**Task**
Extract word for word the lines of the listing from its start to the line holding "const downturnStart = 2008.25, downturnEnd", both ends kept; pictures are not part of the copy.

**Charts and diagrams as code**
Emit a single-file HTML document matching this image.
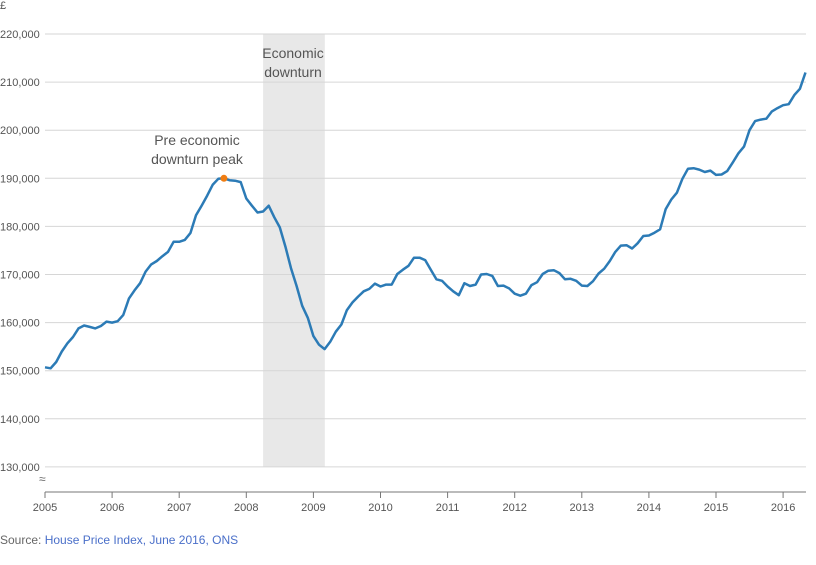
<!DOCTYPE html>
<html><head><meta charset="utf-8"><style>
body{margin:0;background:#fff;font-family:"Liberation Sans",sans-serif;}
svg text{font-family:"Liberation Sans",sans-serif;}
</style></head><body>
<svg id="c" width="816" height="560"></svg>
<script>
const startYear = 2005;
const yTicks = [130000,140000,150000,160000,170000,180000,190000,200000,210000,220000];
const xYears = [2005,2006,2007,2008,2009,2010,2011,2012,2013,2014,2015,2016];
const prices = [
150.7,150.5,151.8,154,155.7,157,158.8,159.4,159.1,158.8,159.3,160.2,
160.0,160.3,161.6,165,166.7,168.2,170.6,172.1,172.8,173.8,174.7,176.8,
176.8,177.2,178.6,182.3,184.3,186.4,188.7,189.9,190.0,189.6,189.5,189.2,
185.8,184.3,182.9,183.1,184.3,181.9,179.8,175.8,171.3,167.6,163.5,161.0,
157.2,155.4,154.5,156.0,158.1,159.6,162.6,164.2,165.4,166.5,167.0,168.1,
167.5,167.9,167.9,170.1,171.0,171.8,173.5,173.5,173.0,171.0,169.0,168.7,
167.5,166.5,165.7,168.2,167.6,167.9,170.0,170.1,169.7,167.6,167.7,167.1,
166.0,165.6,166.0,167.8,168.4,170.1,170.8,170.9,170.3,169.0,169.1,168.7,
167.7,167.6,168.6,170.2,171.2,172.8,174.7,176.0,176.1,175.4,176.5,178.0,
178.1,178.7,179.4,183.6,185.6,187.0,189.9,192.0,192.1,191.8,191.3,191.6,
190.7,190.8,191.5,193.3,195.2,196.6,200.0,201.9,202.2,202.4,203.9,204.6,
205.2,205.4,207.3,208.6,212.0];
const peakIndex = 32;
const downturnStart = 2008.25, downturnEnd = 2009.17;

const NS="http://www.w3.org/2000/svg";
const svg=document.getElementById('c');
const X0=45, X1=806, PY=67.1;
const x=t=>X0+(t-startYear)*PY;
const y=v=>34+(220000-v)/10000*48.1;
function el(tag,attrs,txt){const e=document.createElementNS(NS,tag);for(const k in attrs)e.setAttribute(k,attrs[k]);if(txt!==undefined)e.textContent=txt;svg.appendChild(e);return e;}

let r=el('rect',{x:x(downturnStart),y:34,width:x(downturnEnd)-x(downturnStart),height:433,fill:'#e8e8e8'});



yTicks.forEach(v=>{
 let l=el('line',{x1:X0,x2:X1,y1:y(v),y2:y(v),stroke:'#d6d6d6','stroke-width':1});
 
 
 let t=el('text',{x:0,y:y(v)+4,'font-size':11,fill:'#555'},v.toLocaleString('en-GB'));
 
 
});
let pnd=el('text',{x:0,y:9,'font-size':11,fill:'#555'},'£');


let br=el('text',{x:39,y:483,'font-size':12,fill:'#666'},'≈');



let ax=el('line',{x1:X0,x2:X1,y1:492,y2:492,stroke:'#777','stroke-width':1});


xYears.forEach(yr=>{
 let tk=el('line',{x1:x(yr),x2:x(yr),y1:492,y2:498,stroke:'#777'});
 
 
 let t=el('text',{x:x(yr),y:511,'font-size':11,fill:'#555','text-anchor':'middle'},yr);
 
 
});

const d=prices.map((v,i)=>(i?'L':'M')+x(startYear+i/12).toFixed(1)+' '+y(v*1000).toFixed(1)).join(' ');
let p=el('path',{d:d,fill:'none',stroke:'#2c7bb6','stroke-width':2.5,'stroke-linejoin':'round'});


let dot=el('circle',{cx:x(startYear+peakIndex/12),cy:y(prices[peakIndex]*1000),r:3.5,fill:'#f07d12'});



[['Pre economic',197,145],['downturn peak',197,164]].forEach(a=>{
 let t=el('text',{x:a[1],y:a[2],'font-size':14,fill:'#555','text-anchor':'middle'},a[0]);
 
 
});
[['Economic',293,58],['downturn',293,77]].forEach(a=>{
 let t=el('text',{x:a[1],y:a[2],'font-size':14,fill:'#555','text-anchor':'middle'},a[0]);
 
 
});
let s=el('text',{x:0,y:544,'font-size':12,fill:'#666'});


s.innerHTML='Source: <tspan fill="#4a6fc9">House Price Index, June 2016, ONS</tspan>';
</script>
</body></html>
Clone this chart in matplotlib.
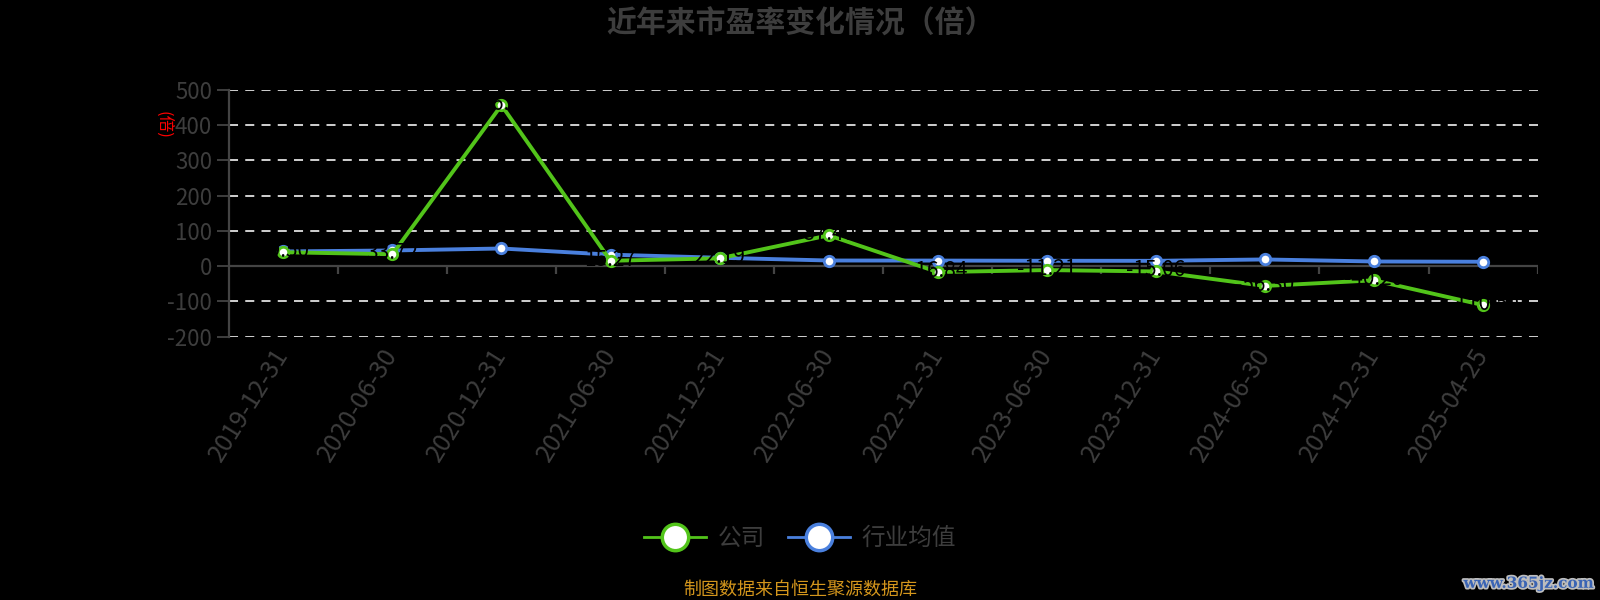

**Complete response**
Emit a single-file HTML document matching this image.
<!DOCTYPE html>
<html><head><meta charset="utf-8"><style>
body{margin:0;background:#fff;font-family:"Liberation Sans",sans-serif;}
svg text{font-family:"Liberation Sans",sans-serif;}
</style></head><body>
<svg id="c" width="816" height="560"></svg>
<script>
const startYear = 2005;
const yTicks = [130000,140000,150000,160000,170000,180000,190000,200000,210000,220000];
const xYears = [2005,2006,2007,2008,2009,2010,2011,2012,2013,2014,2015,2016];
const prices = [
150.7,150.5,151.8,154,155.7,157,158.8,159.4,159.1,158.8,159.3,160.2,
160.0,160.3,161.6,165,166.7,168.2,170.6,172.1,172.8,173.8,174.7,176.8,
176.8,177.2,178.6,182.3,184.3,186.4,188.7,189.9,190.0,189.6,189.5,189.2,
185.8,184.3,182.9,183.1,184.3,181.9,179.8,175.8,171.3,167.6,163.5,161.0,
157.2,155.4,154.5,156.0,158.1,159.6,162.6,164.2,165.4,166.5,167.0,168.1,
167.5,167.9,167.9,170.1,171.0,171.8,173.5,173.5,173.0,171.0,169.0,168.7,
167.5,166.5,165.7,168.2,167.6,167.9,170.0,170.1,169.7,167.6,167.7,167.1,
166.0,165.6,166.0,167.8,168.4,170.1,170.8,170.9,170.3,169.0,169.1,168.7,
167.7,167.6,168.6,170.2,171.2,172.8,174.7,176.0,176.1,175.4,176.5,178.0,
178.1,178.7,179.4,183.6,185.6,187.0,189.9,192.0,192.1,191.8,191.3,191.6,
190.7,190.8,191.5,193.3,195.2,196.6,200.0,201.9,202.2,202.4,203.9,204.6,
205.2,205.4,207.3,208.6,212.0];
const peakIndex = 32;
const downturnStart = 2008.25, downturnEnd = 2009.17;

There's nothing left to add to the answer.